It's a shame Mitchell confuses our scribe's shaving ineptitude with anything more than another day on the beat

STEVE BUFFERY -- Sun Media

, Last Updated: 9:53 AM ET

It has been a rough week.

We had snow delays at Ronald Reagan Airport in Washington.

I had a meeting with Bubba's teacher, which didn't go particularly well. (I believe she thinks I'm a dolt.)

My buddy, Ed Zawadzki, keeps bragging about all the lovely ladies he met during a recent trip to Poland, which is like the schoolmaster in Oliver Twist bragging to the starving orphans about how great his roast beef dinner was.

And, to top it off, Raptors coach Sam Mitchell has been on my case, and I think Sam's bull---- is starting to get to me.

We were in Washington for the Raptors-Wizards tilt and Sam held his pre-game press conference. A couple of D.C. reporters started asking Sam about rookie forward Jamario Moon.

After Sam politely answered their questions, I asked if he feels that Moon is a project, so to speak, in the way that former Raptor Matt Bonner was a project.

But I guess my question was dumb, because after I laid it on, Sam stared at me like I was that creature from the movie Alien, and then he launched into one of his tirades.

"What?" he said, his voice drenched in exasperation.

No one does exasperation like Sam.

"Matt Bonner has a championship ring with the San Antonio Spurs, I'm sure he would be real happy to be known as a project. Listen, Stumpy, a project is putting you on a rack and stretching you out so you become 5-foot-8, and then put you in sneakers and try to teach you how to play basketball."

Sam's words stung. I was already feeling pretty vulnerable because he had gotten on my case earlier in the day.

Right after I woke up that morning, I cut my face to shreds shaving. What happened was I'm a pretty disinterested shaver at the best of times, and that morning I shaved when I was still half asleep. There was blood everywhere. I'm sure the chambermaid thought that a gang war had gone down.

After managing to stem the torrent of blood, I met my colleague, Doug Smith, in the lobby, and he was kind enough not to comment on the fact that I looked like Jake LaMotta after he had gone 10 rounds with Sugar Ray Robinson.

But when Sam saw me at the arena, he stopped as if jolted with 40,000 volts of electricity, and said: "Stumpy, what did you do to your face? All of those cuts are from your razor? What is wrong with you? You're a mess. A complete mess."

And on and on ...

At that point, I just wanted to climb inside a bottle, but then I realized that I'm trying to cut down on the booze. Crap.

But cutting my face to shreds is nothing new. I've done it many times before, and I'm sure I'll do it again.

I remember some decades ago when seven of my buddies and I ventured to Montreal for a weekend of being loathed and ignored by French Canadian girls.

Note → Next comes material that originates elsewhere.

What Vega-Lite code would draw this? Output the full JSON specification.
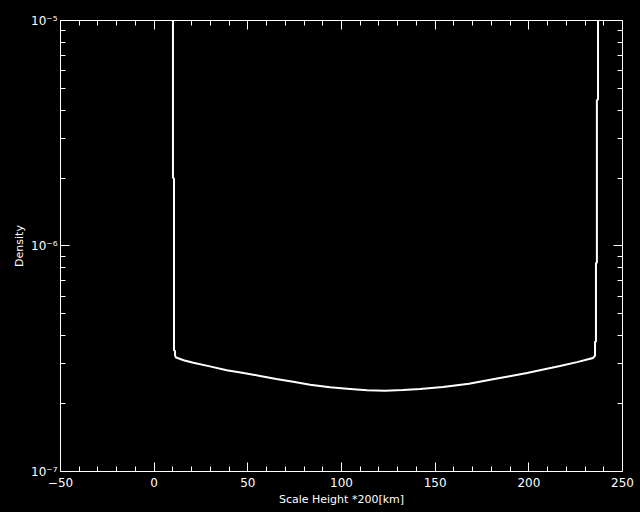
{
  "$schema": "https://vega.github.io/schema/vega-lite/v6.json",
  "width": 562,
  "height": 451,
  "autosize": "none",
  "padding": {"left": 60, "top": 20, "right": 18, "bottom": 41},
  "background": "black",
  "config": {
    "view": {"stroke": null},
    "axis": {
      "domainColor": "white", "tickColor": "white", "labelColor": "white", "titleColor": "white",
      "grid": false, "labelFont": "DejaVu Sans", "titleFont": "DejaVu Sans",
      "labelFontSize": 12, "titleFontSize": 11, "titleFontWeight": "normal", "tickWidth": 1, "domainWidth": 1
    }
  },
  "data": {"values": [
    {"i": 0, "x": 10.3, "d": 1.0e-5},
    {"i": 1, "x": 10.3, "d": 2.0e-6},
    {"i": 2, "x": 10.85, "d": 1.98e-6},
    {"i": 3, "x": 10.85, "d": 3.44e-7},
    {"i": 4, "x": 11.4, "d": 3.40e-7},
    {"i": 5, "x": 11.4, "d": 3.25e-7},
    {"i": 6, "x": 11.9, "d": 3.19e-7},
    {"i": 7, "x": 16.0, "d": 3.10e-7},
    {"i": 8, "x": 21.2, "d": 3.02e-7},
    {"i": 9, "x": 30.0, "d": 2.91e-7},
    {"i": 10, "x": 39.0, "d": 2.80e-7},
    {"i": 11, "x": 48.0, "d": 2.72e-7},
    {"i": 12, "x": 56.8, "d": 2.64e-7},
    {"i": 13, "x": 65.5, "d": 2.56e-7},
    {"i": 14, "x": 74.5, "d": 2.49e-7},
    {"i": 15, "x": 83.5, "d": 2.41e-7},
    {"i": 16, "x": 94.1, "d": 2.35e-7},
    {"i": 17, "x": 104.8, "d": 2.31e-7},
    {"i": 18, "x": 114.0, "d": 2.28e-7},
    {"i": 19, "x": 123.5, "d": 2.27e-7},
    {"i": 20, "x": 133.0, "d": 2.285e-7},
    {"i": 21, "x": 142.2, "d": 2.31e-7},
    {"i": 22, "x": 154.4, "d": 2.36e-7},
    {"i": 23, "x": 168.3, "d": 2.44e-7},
    {"i": 24, "x": 181.1, "d": 2.55e-7},
    {"i": 25, "x": 190.0, "d": 2.63e-7},
    {"i": 26, "x": 199.3, "d": 2.72e-7},
    {"i": 27, "x": 208.0, "d": 2.82e-7},
    {"i": 28, "x": 216.9, "d": 2.92e-7},
    {"i": 29, "x": 226.0, "d": 3.04e-7},
    {"i": 30, "x": 234.5, "d": 3.17e-7},
    {"i": 31, "x": 235.6, "d": 3.25e-7},
    {"i": 32, "x": 235.6, "d": 3.73e-7},
    {"i": 33, "x": 236.1, "d": 3.76e-7},
    {"i": 34, "x": 236.1, "d": 8.34e-7},
    {"i": 35, "x": 236.6, "d": 8.4e-7},
    {"i": 36, "x": 236.6, "d": 4.4e-6},
    {"i": 37, "x": 237.2, "d": 4.45e-6},
    {"i": 38, "x": 237.2, "d": 1.0e-5}
  ]},
  "resolve": {"axis": {"x": "independent", "y": "independent"}},
  "layer": [
    {
      "mark": {"type": "line", "color": "white", "strokeWidth": 2, "clip": true},
      "encoding": {
        "order": {"field": "i", "type": "quantitative"},
        "x": {"field": "x", "type": "quantitative",
          "scale": {"domain": [-50, 250], "nice": false, "zero": false},
          "axis": {"orient": "bottom", "values": [-50, 0, 50, 100, 150, 200, 250], "tickSize": -9, "labelPadding": 15,
            "title": "Scale Height *200[km]", "titlePadding": 5, "labelFlush": false}},
        "y": {"field": "d", "type": "quantitative",
          "scale": {"type": "log", "domain": [1e-7, 1e-5], "nice": false},
          "axis": {"orient": "left", "values": [1e-7, 1e-6, 1e-5], "tickSize": -9, "labelPadding": 12,
            "labelExpr": "'10' + (datum.value < 5e-7 ? '⁻⁷' : datum.value < 5e-6 ? '⁻⁶' : '⁻⁵')",
            "title": "Density", "titlePadding": 6, "labelFlush": false}}
      }
    },
    {
      "mark": {"type": "line", "strokeOpacity": 0},
      "encoding": {
        "order": {"field": "i", "type": "quantitative"},
        "x": {"field": "x", "type": "quantitative",
          "scale": {"domain": [-50, 250], "nice": false, "zero": false},
          "axis": {"orient": "bottom", "values": [-40, -30, -20, -10, 10, 20, 30, 40, 60, 70, 80, 90, 110, 120, 130, 140, 160, 170, 180, 190, 210, 220, 230, 240],
            "tickSize": -5, "labels": false, "domain": false, "title": null}},
        "y": {"field": "d", "type": "quantitative",
          "scale": {"type": "log", "domain": [1e-7, 1e-5], "nice": false},
          "axis": {"orient": "left", "values": [2e-7, 3e-7, 4e-7, 5e-7, 6e-7, 7e-7, 8e-7, 9e-7, 2e-6, 3e-6, 4e-6, 5e-6, 6e-6, 7e-6, 8e-6, 9e-6],
            "tickSize": -5, "labels": false, "domain": false, "title": null}}
      }
    },
    {
      "mark": {"type": "line", "strokeOpacity": 0},
      "encoding": {
        "order": {"field": "i", "type": "quantitative"},
        "x": {"field": "x", "type": "quantitative",
          "scale": {"domain": [-50, 250], "nice": false, "zero": false},
          "axis": {"orient": "top", "values": [-50, 0, 50, 100, 150, 200, 250], "tickSize": -9, "labels": false, "title": null}},
        "y": {"field": "d", "type": "quantitative",
          "scale": {"type": "log", "domain": [1e-7, 1e-5], "nice": false},
          "axis": {"orient": "right", "values": [1e-7, 1e-6, 1e-5], "tickSize": -9, "labels": false, "title": null}}
      }
    },
    {
      "mark": {"type": "line", "strokeOpacity": 0},
      "encoding": {
        "order": {"field": "i", "type": "quantitative"},
        "x": {"field": "x", "type": "quantitative",
          "scale": {"domain": [-50, 250], "nice": false, "zero": false},
          "axis": {"orient": "top", "values": [-40, -30, -20, -10, 10, 20, 30, 40, 60, 70, 80, 90, 110, 120, 130, 140, 160, 170, 180, 190, 210, 220, 230, 240],
            "tickSize": -5, "labels": false, "domain": false, "title": null}},
        "y": {"field": "d", "type": "quantitative",
          "scale": {"type": "log", "domain": [1e-7, 1e-5], "nice": false},
          "axis": {"orient": "right", "values": [2e-7, 3e-7, 4e-7, 5e-7, 6e-7, 7e-7, 8e-7, 9e-7, 2e-6, 3e-6, 4e-6, 5e-6, 6e-6, 7e-6, 8e-6, 9e-6],
            "tickSize": -5, "labels": false, "domain": false, "title": null}}
      }
    }
  ]
}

We booked two rooms in a fancy hotel and, of course, filled both bathtubs with ice and beer, and proceeded to have a good time. We held a hop, step and jump competition in the hallway. We threw stuff out the window at people. We played reinbeer games.

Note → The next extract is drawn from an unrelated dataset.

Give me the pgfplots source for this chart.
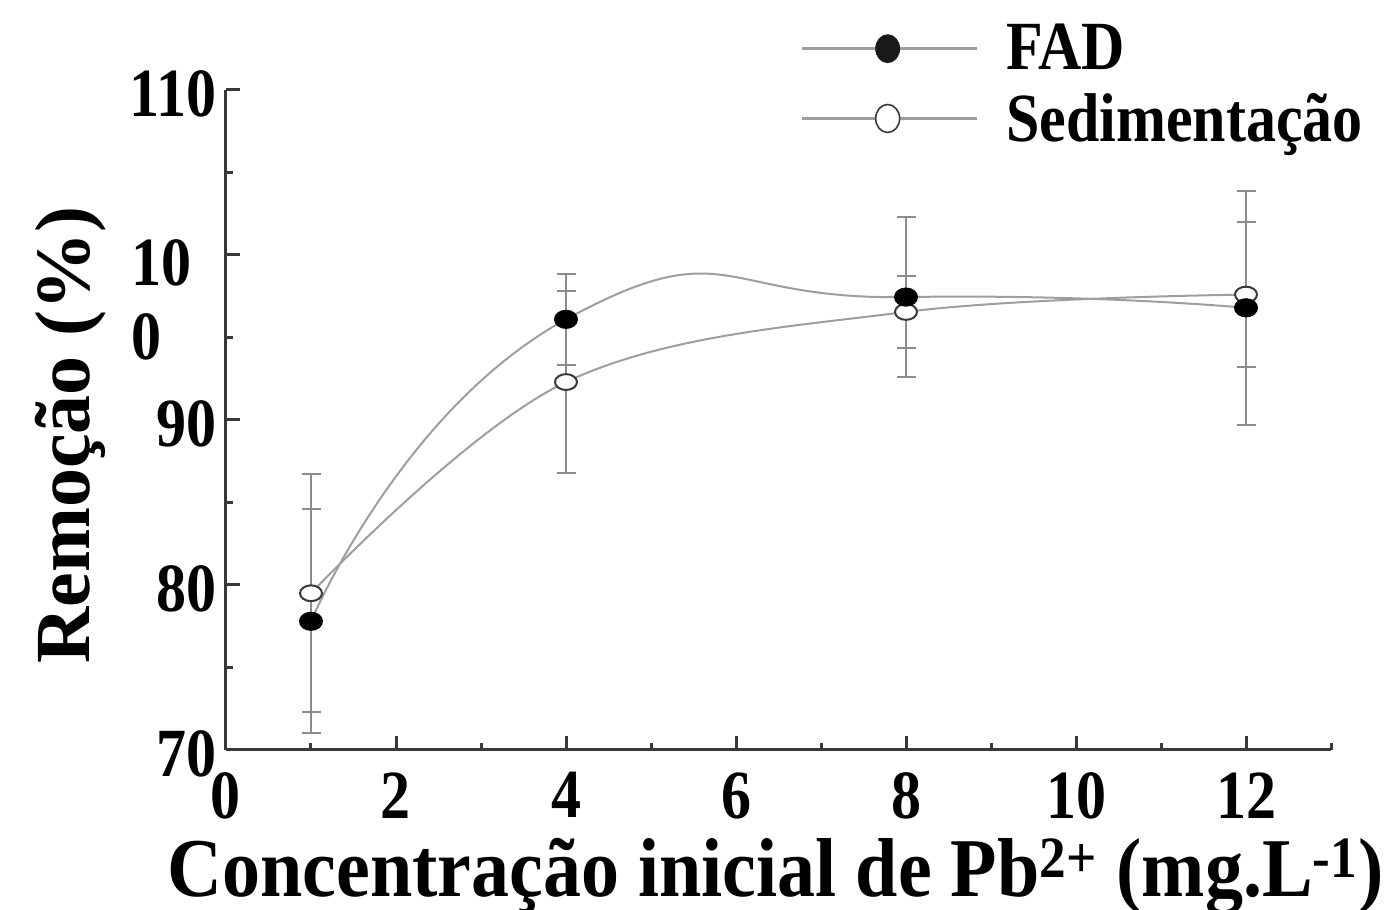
\documentclass[border=0pt]{standalone}
\usepackage{fontspec}
\setmainfont{Liberation Serif}
\usepackage{pgfplots}
\usepackage{pgfplotstable}
\pgfplotsset{compat=1.18}

\definecolor{curve}{gray}{0.62}
\definecolor{ebar}{gray}{0.55}
\definecolor{axisc}{gray}{0.22}
\definecolor{mk}{gray}{0.1}

\newcommand{\st}[1]{\scalebox{1}[1.15]{#1}}

\pgfplotstableread{
x y e
1 77.8 6.8
4 96.1 2.75
8 97.45 4.85
12 96.8 7.1
}\fad
\pgfplotstableread{
x y e
1 79.5 7.2
4 92.3 5.5
8 96.55 2.2
12 97.6 4.4
}\sed

\begin{document}
\begin{tikzpicture}[x=1pt,y=1pt]
\path[use as bounding box] (0,0) rectangle (697,455);
\begin{axis}[
  at={(113pt,80pt)}, anchor=south west,
  scale only axis, width=552.5pt, height=330pt,
  xmin=0, xmax=13, ymin=70, ymax=110,
  axis lines*=left,
  axis line style={draw=axisc, line width=1.5pt},
  xtick={0,2,...,12}, minor xtick={1,3,...,13},
  xticklabels={\st{0},\st{2},\st{4},\st{6},\st{8},\st{10},\st{12}},
  ytick={70,80,...,110}, minor ytick={75,85,...,105},
  yticklabels={\st{70},\st{80},\st{90},{},\st{110}},
  tick align=inside,
  major tick length=7pt, minor tick length=3.5pt,
  every tick/.style={draw=axisc, line width=1.5pt},
  clip=false,
  ticklabel style={font=\fontsize{30}{30}\selectfont\bfseries},
  xticklabel style={anchor=north, inner sep=0pt, yshift=-11pt},
  yticklabel style={anchor=east, inner sep=0pt, xshift=-4.5pt, yshift=-2pt},
  xlabel={\scalebox{1}[1.1]{Concentração inicial de Pb\textsuperscript{2+} (mg.L\textsuperscript{-1})}},
  ylabel={Remoção (\%)},
  xlabel style={at={(axis description cs:0.4973,-0.2227)}, anchor=base, inner sep=0pt, font=\fontsize{38}{38}\selectfont\bfseries},
  ylabel style={at={(axis description cs:-0.1231,0.477)}, anchor=base, inner sep=0pt, font=\fontsize{39}{39}\selectfont\bfseries},
  legend style={at={(axis description cs:0.5195,1.10)}, anchor=north west, draw=none, fill=none, inner sep=0pt, nodes={inner sep=0pt}, row sep=10pt, font=\fontsize{30}{30}\selectfont\bfseries},
  legend cell align=left,
]
% error bars
\addplot[draw=none, mark=none, forget plot,
  error bars/.cd, y dir=both, y explicit,
  error bar style={draw=ebar, line width=1pt},
  error mark options={rotate=90, mark size=4.75pt, draw=ebar, line width=1pt}]
  table[x=x, y=y, y error=e] {\sed};
\addplot[draw=none, mark=none, forget plot,
  error bars/.cd, y dir=both, y explicit,
  error bar style={draw=ebar, line width=1pt},
  error mark options={rotate=90, mark size=4.75pt, draw=ebar, line width=1pt}]
  table[x=x, y=y, y error=e] {\fad};
% curves
\addplot[curve, line width=1pt, smooth, tension=0.6, mark=*, mark size=5.5pt,
  mark options={draw=axisc, fill=white, line width=1pt, yscale=0.72}, forget plot]
  table[x=x, y=y] {\sed};
\addplot[curve, line width=1pt, smooth, tension=1, mark=*, mark size=5.5pt,
  mark options={draw=black, fill=black, yscale=0.78}, forget plot]
  table[x=x, y=y] {\fad};
% legend
\addlegendimage{legend image code/.code={
  \draw[curve, line width=1.2pt] (0pt,0pt) -- (87.5pt,0pt);
  \fill[mk] (43pt,0pt) ellipse (6pt and 7pt);
  \path (102pt,0pt);}}
\addlegendentry{\st{FAD}}
\addlegendimage{legend image code/.code={
  \draw[curve, line width=1.2pt] (0pt,0pt) -- (87.5pt,0pt);
  \filldraw[fill=white, draw=axisc, line width=0.8pt] (43pt,0pt) ellipse (6pt and 7pt);
  \path (102pt,0pt);}}
\addlegendentry{\st{Sedimentação}}
% the wrapped "100" tick label
\node[font=\fontsize{30}{30}\selectfont\bfseries, inner sep=0pt] at (axis cs:-0.759,99.52) {\st{10}};
\node[font=\fontsize{30}{30}\selectfont\bfseries, inner sep=0pt] at (axis cs:-0.935,95.03) {\st{0}};
\end{axis}
\end{tikzpicture}
\end{document}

At one point, I passed out and then realized when I awoke that all my buddies had gone out. So I started shaving, and then had to use a roll of toilet paper on my face so I wouldn't bleed to death.

When I realized that I had clogged the toilet with the paper, I called the front desk for a maintenance guy and, instead, the hotel detective came to the door. When I opened it, he marched past me, gave the room the once-over, starred at an ashtray for a minute and mumbled something about having enough evidence to get me arrested, and then asked my name.

"Earl Veale," I said. The room was booked in Earl's name.

"All right Earl. You're in big trouble. Pack up your stuff."

At that point, one my buddies, I think it was Fred, came running into the room yelling "Party!"

"What's your name?" the hotel dude said.

"Earl Veale," Fred replied.

He then ordered Earl No. 2 to pack.

About a minute later, another buddy, John, walked in and the hotel dude asked him his name.

"Earl Veale," John said.

As the three of us were packing, Earl Veale walked in the room.

"Let me guess, Earl Veale?" the hotel dude asked.

"Yep," replied Earl, thinking he had won contest or something.

The four of us spent the night in the train station. We didn't even get a chance to be ignored by French Canadian girls.